• Exercise aim: Transcribe each line of the material as it is, and drop any picture.

☆ ☆ ☆ ☆ ☆

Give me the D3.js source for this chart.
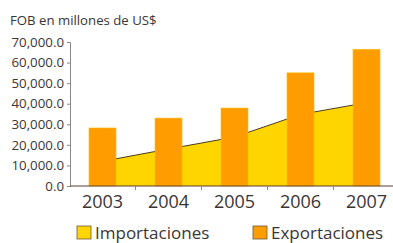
<!DOCTYPE html>
<html>
<head>
<meta charset="utf-8">
<script src="https://cdn.jsdelivr.net/npm/d3@7"></script>
<style>
    body { margin: 0; background: #fff; }
    text { font-family: "Open Sans", sans-serif; fill: #3a3535; }
</style>
</head>
<body>
<div id="chart"></div>
<script>
let years = ["2003", "2004", "2005", "2006", "2007"];
let exportaciones = [28200, 33000, 37900, 55000, 66400];
let importaciones = [12000, 18000, 23800, 34800, 40500];
let yTicks = [0, 10000, 20000, 30000, 40000, 50000, 60000, 70000];
let legendLabels = ["Importaciones", "Exportaciones"];

let colorImp = "#ffd500";
let colorExp = "#ff9c00";

let svg = d3.select("#chart").append("svg")
    .attr("width", 393)
    .attr("height", 243);

let x = d3.scaleBand().domain(years).range([69.5, 399.5]).padding(0);
let y = d3.scaleLinear().domain([0, 70000]).range([186, 42]);

svg.append("text")
    .attr("x", 10)
    .attr("y", 25)
    .style("font-size", "13.2px")
    .text("FOB en millones de US$");

// area for imports, from centre of first band to centre of last
let area = d3.area()
    .x((d, i) => x(years[i]) + x.bandwidth() / 2)
    .y0(y(0))
    .y1(d => y(d));

let line = d3.line()
    .x((d, i) => x(years[i]) + x.bandwidth() / 2)
    .y(d => y(d));

svg.append("path")
    .datum(importaciones)
    .attr("d", area)
    .attr("fill", colorImp);

svg.append("path")
    .datum(importaciones)
    .attr("d", line)
    .attr("fill", "none")
    .attr("stroke", "#4a3d1c")
    .attr("stroke-width", 1);

let bw = 27;
svg.selectAll(".bar")
    .data(exportaciones)
    .enter().append("rect")
    .attr("class", "bar")
    .attr("x", (d, i) => x(years[i]) + x.bandwidth() / 2 - bw / 2)
    .attr("y", d => y(d))
    .attr("width", bw)
    .attr("height", d => y(0) - y(d))
    .attr("fill", colorExp)
    .attr("stroke", "#ffb800")
    .attr("stroke-width", 0.6);

// y axis
let yAxis = d3.axisLeft(y)
    .tickValues(yTicks)
    .tickSize(3)
    .tickPadding(3)
    .tickFormat(d => d3.format(",.1f")(d));

let gy = svg.append("g")
    .attr("transform", "translate(70,0)")
    .call(yAxis);
gy.select(".domain").attr("stroke", "#8a8a8a");
gy.selectAll(".tick line").attr("stroke", "#8a8a8a");
gy.selectAll(".tick text")
    .style("font-size", "13.3px")
    .style("font-family", "'Open Sans', sans-serif")
    .attr("fill", "#3a3535");

// x axis
let gx = svg.append("g").attr("transform", "translate(0," + y(0) + ")");
gx.append("line")
    .attr("x1", 70).attr("x2", 393)
    .attr("stroke", "#5a3d33").attr("stroke-width", 1.2);
gx.selectAll(".sep")
    .data(years.slice(1))
    .enter().append("line")
    .attr("x1", d => x(d)).attr("x2", d => x(d))
    .attr("y1", 0).attr("y2", 4)
    .attr("stroke", "#8a8a8a");
gx.selectAll(".yl")
    .data(years)
    .enter().append("text")
    .attr("x", d => x(d) + x.bandwidth() / 2)
    .attr("y", 22)
    .attr("text-anchor", "middle")
    .style("font-size", "18px")
    .text(d => d);

// legend
let legend = svg.selectAll(".leg")
    .data(legendLabels)
    .enter().append("g")
    .attr("transform", (d, i) => "translate(" + [77, 253][i] + ",225)");
legend.append("rect")
    .attr("width", 14).attr("height", 13)
    .attr("y", 1)
    .attr("fill", (d, i) => [colorImp, colorExp][i])
    .attr("stroke", "#6b5a3a").attr("stroke-width", 0.8);
legend.append("text")
    .attr("x", 18)
    .attr("y", 13.5)
    .style("font-size", "17px")
    .text(d => d);
</script>
</body>
</html>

☆ ☆ ☆ ☆ ☆

• The answer:
Give me the D3.js source for this chart.
<!DOCTYPE html>
<html>
<head>
<meta charset="utf-8">
<script src="https://cdn.jsdelivr.net/npm/d3@7"></script>
<style>
    body { margin: 0; background: #fff; }
    text { font-family: "Open Sans", sans-serif; fill: #3a3535; }
</style>
</head>
<body>
<div id="chart"></div>
<script>
let years = ["2003", "2004", "2005", "2006", "2007"];
let exportaciones = [28200, 33000, 37900, 55000, 66400];
let importaciones = [12000, 18000, 23800, 34800, 40500];
let yTicks = [0, 10000, 20000, 30000, 40000, 50000, 60000, 70000];
let legendLabels = ["Importaciones", "Exportaciones"];

let colorImp = "#ffd500";
let colorExp = "#ff9c00";

let svg = d3.select("#chart").append("svg")
    .attr("width", 393)
    .attr("height", 243);

let x = d3.scaleBand().domain(years).range([69.5, 399.5]).padding(0);
let y = d3.scaleLinear().domain([0, 70000]).range([186, 42]);

svg.append("text")
    .attr("x", 10)
    .attr("y", 25)
    .style("font-size", "13.2px")
    .text("FOB en millones de US$");

// area for imports, from centre of first band to centre of last
let area = d3.area()
    .x((d, i) => x(years[i]) + x.bandwidth() / 2)
    .y0(y(0))
    .y1(d => y(d));

let line = d3.line()
    .x((d, i) => x(years[i]) + x.bandwidth() / 2)
    .y(d => y(d));

svg.append("path")
    .datum(importaciones)
    .attr("d", area)
    .attr("fill", colorImp);

svg.append("path")
    .datum(importaciones)
    .attr("d", line)
    .attr("fill", "none")
    .attr("stroke", "#4a3d1c")
    .attr("stroke-width", 1);

let bw = 27;
svg.selectAll(".bar")
    .data(exportaciones)
    .enter().append("rect")
    .attr("class", "bar")
    .attr("x", (d, i) => x(years[i]) + x.bandwidth() / 2 - bw / 2)
    .attr("y", d => y(d))
    .attr("width", bw)
    .attr("height", d => y(0) - y(d))
    .attr("fill", colorExp)
    .attr("stroke", "#ffb800")
    .attr("stroke-width", 0.6);

// y axis
let yAxis = d3.axisLeft(y)
    .tickValues(yTicks)
    .tickSize(3)
    .tickPadding(3)
    .tickFormat(d => d3.format(",.1f")(d));

let gy = svg.append("g")
    .attr("transform", "translate(70,0)")
    .call(yAxis);
gy.select(".domain").attr("stroke", "#8a8a8a");
gy.selectAll(".tick line").attr("stroke", "#8a8a8a");
gy.selectAll(".tick text")
    .style("font-size", "13.3px")
    .style("font-family", "'Open Sans', sans-serif")
    .attr("fill", "#3a3535");

// x axis
let gx = svg.append("g").attr("transform", "translate(0," + y(0) + ")");
gx.append("line")
    .attr("x1", 70).attr("x2", 393)
    .attr("stroke", "#5a3d33").attr("stroke-width", 1.2);
gx.selectAll(".sep")
    .data(years.slice(1))
    .enter().append("line")
    .attr("x1", d => x(d)).attr("x2", d => x(d))
    .attr("y1", 0).attr("y2", 4)
    .attr("stroke", "#8a8a8a");
gx.selectAll(".yl")
    .data(years)
    .enter().append("text")
    .attr("x", d => x(d) + x.bandwidth() / 2)
    .attr("y", 22)
    .attr("text-anchor", "middle")
    .style("font-size", "18px")
    .text(d => d);

// legend
let legend = svg.selectAll(".leg")
    .data(legendLabels)
    .enter().append("g")
    .attr("transform", (d, i) => "translate(" + [77, 253][i] + ",225)");
legend.append("rect")
    .attr("width", 14).attr("height", 13)
    .attr("y", 1)
    .attr("fill", (d, i) => [colorImp, colorExp][i])
    .attr("stroke", "#6b5a3a").attr("stroke-width", 0.8);
legend.append("text")
    .attr("x", 18)
    .attr("y", 13.5)
    .style("font-size", "17px")
    .text(d => d);
</script>
</body>
</html>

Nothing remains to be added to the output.